# Heresy-Online's Expeditious Stories 17-07: Voting



## Dave T Hobbit (Dec 3, 2009)

Congratulations to all of you who participated in this month's competition and making it a success! Thank you all as well, for helping to add colour to the already exceptional fanfic forum here on Heresy. Hopefully in the following months, we can continue to build up interest and maybe bring some more fresh blood to HO's fanfic forums.

Voting works as such:
Each reader (not just writers) can cast three votes, ranking them 1st, 2nd, and 3rd. Feel free to share your thoughts, comments, or brief reviews on the stories as well, since each of the writers worked hard to get their entries up.

Scoring works like this:
1st place: 3 pts
2nd place: 2 pts
3rd place: 1 pt

*When you vote, ensure that you vote in the following format:*
1st Place: Author, Name of Story, 3 pts
and so on.

Unfortunately, to prevent any possible dramas, you cannot vote for your own story. If there are fewer than four entries, you do not have to cast all three votes.
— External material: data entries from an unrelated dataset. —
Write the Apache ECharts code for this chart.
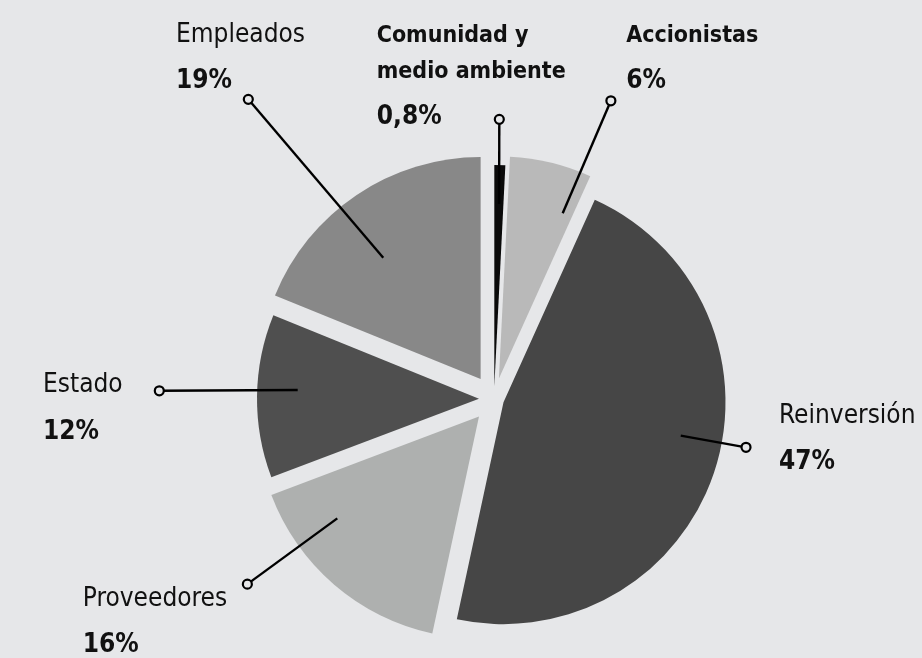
<!DOCTYPE html>
<html><head><meta charset="utf-8">
<script src="https://cdn.jsdelivr.net/npm/echarts@6/dist/echarts.min.js"></script>
<style>html,body{margin:0;padding:0;background:#e6e7e9}#c{width:922px;height:658px}</style>
</head><body><div id="c"></div>
<script>
// ---- data ----
const categories = ['Comunidad y medio ambiente', 'Accionistas', 'Reinversión', 'Proveedores', 'Estado', 'Empleados'];
const shares = [0.8, 6, 47, 16, 12, 19];

// ---- style / layout ----
const BG = '#e6e7e9';
const FONT = "'DejaVu Sans Condensed','Liberation Sans Narrow',sans-serif";
const CENTER = [494, 399];
const RADIUS = 222;
const explode = [12, 21, 10, 23, 15, 24];
const colors = ['#0a0a0a', '#b9b9b9', '#464646', '#aeb0af', '#4f4f4f', '#888888'];
const boldName = [true, true, false, false, false, false];
const leaderR = [[195, 279.7], [198, 320.3], [190.3, 256.6], [197, 308.4], [196.5, 334.8], [179.5, 387.5]];
const leaderAdj = [[0.07, -0.34], [6.73, 7.83], [-7.11, -7.36], [11.99, 12.39], [1.89, 0.69], [-4.17, -5.42]];
const labelBox = [[-122.6, -101.1, 36, 54], [15.3, -88.2, 46, 46], [33, -53.85, 46, 46], [-164.6, -7.85, 46, 46], [-116.3, -28.85, 46, 48], [-72.3, -87.45, 46, 46]];

const total = shares.reduce((a, b) => a + b, 0);
const mids = [];
let cum = 0;
shares.forEach(v => { mids.push((cum + v / 2) / total * 360); cum += v; });

function wrap(name) {
  const words = name.split(' ');
  const lines = [];
  let cur = '';
  words.forEach(w => {
    const t = cur ? cur + ' ' + w : w;
    if (t.length > 14 && cur) { lines.push(cur); cur = w; } else cur = t;
  });
  lines.push(cur);
  return lines;
}
const fmtPct = v => String(v).replace('.', ',') + '%';

const series = [];
categories.forEach((_, k) => {
  series.push({
    type: 'pie', center: CENTER, radius: RADIUS, startAngle: 90, clockwise: true,
    silent: true, selectedMode: 'single', selectedOffset: explode[k],
    avoidLabelOverlap: false, label: { show: false }, labelLine: { show: false },
    emphasis: { disabled: true }, z: 2,
    data: categories.map((name, i) => ({
      name, value: shares[i], selected: i === k,
      itemStyle: { color: i === k ? colors[i] : 'rgba(0,0,0,0)', borderWidth: 0 },
      select: { itemStyle: { color: i === k ? colors[i] : 'rgba(0,0,0,0)', borderWidth: 0 } }
    }))
  });
});

categories.forEach((_, i) => {
  series.push({
    type: 'line', coordinateSystem: 'polar', silent: true, symbol: 'none', z: 3,
    lineStyle: { color: '#000', width: 2.4 },
    data: [[leaderR[i][0], mids[i] + leaderAdj[i][0]], [leaderR[i][1], mids[i] + leaderAdj[i][1]]]
  });
});

series.push({
  type: 'scatter', coordinateSystem: 'polar', silent: true, z: 4,
  symbol: 'circle', symbolSize: 9,
  itemStyle: { color: BG, borderColor: '#000', borderWidth: 2.2, opacity: 1 },
  data: categories.map((name, i) => ({
    name, value: [leaderR[i][1], mids[i] + leaderAdj[i][1]],
    label: {
      show: true, position: 'inside', align: 'left', verticalAlign: 'top',
      offset: [labelBox[i][0], labelBox[i][1]],
      formatter: () => {
        const tag = boldName[i] ? 'nb' : 'n';
        return wrap(name).map(l => '{' + tag + '|' + l + '}').join('\n') + '\n{p|' + fmtPct(shares[i]) + '}';
      },
      rich: {
        n: { fontFamily: FONT, fontSize: 26, fontWeight: 'normal', color: '#111', lineHeight: labelBox[i][2] },
        nb: { fontFamily: FONT, fontSize: 23, fontWeight: 'bold', color: '#111', lineHeight: labelBox[i][2] },
        p: { fontFamily: FONT, fontSize: 26, fontWeight: 'bold', color: '#111', lineHeight: labelBox[i][3] }
      }
    }
  }))
});

const chart = echarts.init(document.getElementById('c'), null, { renderer: 'canvas' });
chart.setOption({
  backgroundColor: BG,
  animation: false,
  polar: { center: CENTER, radius: 400 },
  angleAxis: { type: 'value', min: 0, max: 360, startAngle: 90, clockwise: true, show: false },
  radiusAxis: { type: 'value', min: 0, max: 400, show: false },
  series
});
</script></body></html>
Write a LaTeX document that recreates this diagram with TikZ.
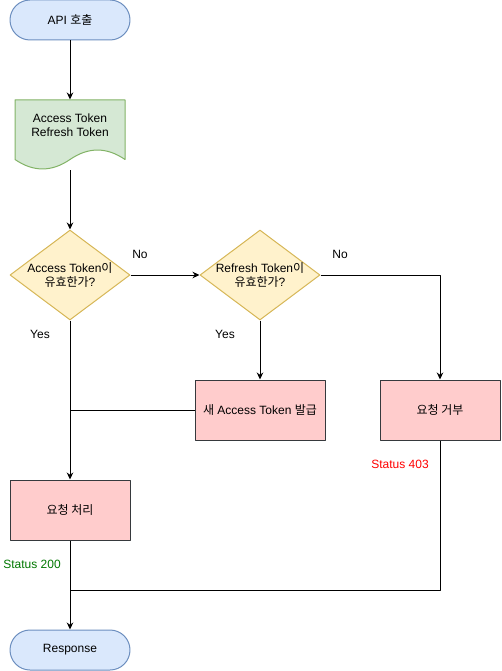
\documentclass[tikz,border=0pt]{standalone}
\usepackage{fontspec}
\setmainfont{Liberation Sans}
\newfontfamily\kr{Noto Sans CJK KR}
\usetikzlibrary{shapes.geometric,arrows.meta}
\definecolor{bluefill}{HTML}{DAE8FC}
\definecolor{blueline}{HTML}{6C8EBF}
\definecolor{greenfill}{HTML}{D5E8D4}
\definecolor{greenline}{HTML}{82B366}
\definecolor{yellowfill}{HTML}{FFF2CC}
\definecolor{yellowline}{HTML}{D6B656}
\definecolor{redfill}{HTML}{FFCCCC}
\definecolor{redline}{HTML}{36393D}
\definecolor{okgreen}{HTML}{007700}
\definecolor{denyred}{HTML}{FF0000}
\begin{document}
\begin{tikzpicture}[x=1pt, y=-1pt, line width=1pt, line join=round,
    font=\fontsize{12}{14}\selectfont, >={Stealth[length=7pt,width=6.5pt]},
    term/.style={rectangle, rounded corners=20pt, draw=blueline, fill=bluefill, minimum width=120pt, minimum height=40pt, inner sep=0pt},
    docbox/.style={rectangle, minimum width=110pt, minimum height=70pt, inner sep=0pt},
    cond/.style={diamond, draw=yellowline, fill=yellowfill, minimum width=120pt, minimum height=90pt, inner sep=0pt},
    stepbox/.style={rectangle, draw=redline, fill=redfill, minimum width=120pt, minimum height=60pt, inner sep=0pt},
    lbl/.style={inner sep=0pt}]
	\useasboundingbox (0,0) rectangle (501,671);
	% nodes
	\node[term] (api) at (70,20) {API {\kr 호출}};
	\node[docbox] (tok) at (70,135) {};
	\fill[greenfill] (15,100) -- (125,100) -- (125,159.5) .. controls (106.67,146.9) and (88.33,146.9) .. (70,159.5) .. controls (51.67,172.1) and (33.33,172.1) .. (15,159.5) -- cycle;
	\draw[greenline] (15,100) -- (125,100) -- (125,159.5) .. controls (106.67,146.9) and (88.33,146.9) .. (70,159.5) .. controls (51.67,172.1) and (33.33,172.1) .. (15,159.5) -- cycle;
	\node[lbl, align=center] (toktext) at (70,125) {Access Token\\Refresh Token};
	\node[cond] (acc) at (70,275) {};
	\node[lbl, align=center] at (acc) {Access Token{\kr 이}\\{\kr 유효한가}?};
	\node[cond] (ref) at (260,275) {};
	\node[lbl, align=center] at (ref) {Refresh Token{\kr 이}\\{\kr 유효한가}?};
	\node[stepbox, minimum width=130pt] (newtok) at (260,410) {{\kr 새} Access Token {\kr 발급}};
	\node[stepbox] (deny) at (440,410) {\kr 요청 거부};
	\node[stepbox] (proc) at (70,510) {\kr 요청 처리};
	\node[term] (resp) at (70,650) {Response};
	\coordinate (merge) at (70,590);
	% connectors
	\draw[->] (api) -- (tok);
	\draw[->] (tok) -- (acc);
	\draw[->] (acc) -- (ref);
	\draw[->] (ref.east) -| (deny.north);
	\draw[->] (ref) -- (newtok);
	\draw[->] (acc) -- (proc);
	\draw (newtok.west) -- (newtok.west -| acc.south);
	\draw[->] (proc) -- (resp);
	\draw (deny.south) |- (merge);
	% labels
	\node[lbl] at (140,254) {No};
	\node[lbl] at (340,254) {No};
	\node[lbl] at (40,334) {Yes};
	\node[lbl] at (225,334) {Yes};
	\node[lbl, text=okgreen] at (32,564) {Status 200};
	\node[lbl, text=denyred] at (400,464) {Status 403};
\end{tikzpicture}
\end{document}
Additionally, if you wrote a story, you must vote! As the competition grows, I think it is necessary to point this out. If you enter but do not vote, any votes for your story(ies) will not be counted.

By the end of the voting period, all votes will be tallied and a winner declared.

Once this winner is declared, the winning story will be placed into the Winning HOES thread which has been stickied in this forum. The winning writer will be awarded the Lexicanum's Crest (seen above!) forum award for fiction excellence during the quarterly Awards.

Just to emphasize again, _you do not need to have written a story to cast your votes!_ The more people that cast their votes, the better!

The deadline for voting will be *midnight* *GMT, 8 August 2017*. At that time this thread will be completed, and the winner declared.

The rewards for entering/winning are:
Participation - 1 reputation point
3rd Place - 2 reputation points
2nd Place - 3 reputation points
1st Place - 4 reputation points

Here are the entries:

*Table of Contents
*
Brother Emund - Futile

Myen'Tal - In the Hour of His Arrival
​


----------



## Brother Emund (Apr 17, 2009)

1st Place: Myen'Tal - In the Hour of His Arrival, 3 pts

A Tyrannid fest this month!


----------



## Brother Emund (Apr 17, 2009)

The last vote I will place seemingly. No more monthly competitions. What am I to do?
:crying::read::boredom::russianroulette:

.


----------



## Myen'Tal (Sep 4, 2009)

1st place, Brother Emund, Futile, 3pts

Brother Emund, I have always admired your space odyssey stories, and this one was no different! Not too much action, but I like the themes behind Carbon Dusk and Jacobsen, and the contrast between either one's sense of faith in the face of the inevitable and apocalyptic advance of the Tyranid Hive Mind. Good work :wink2:!


----------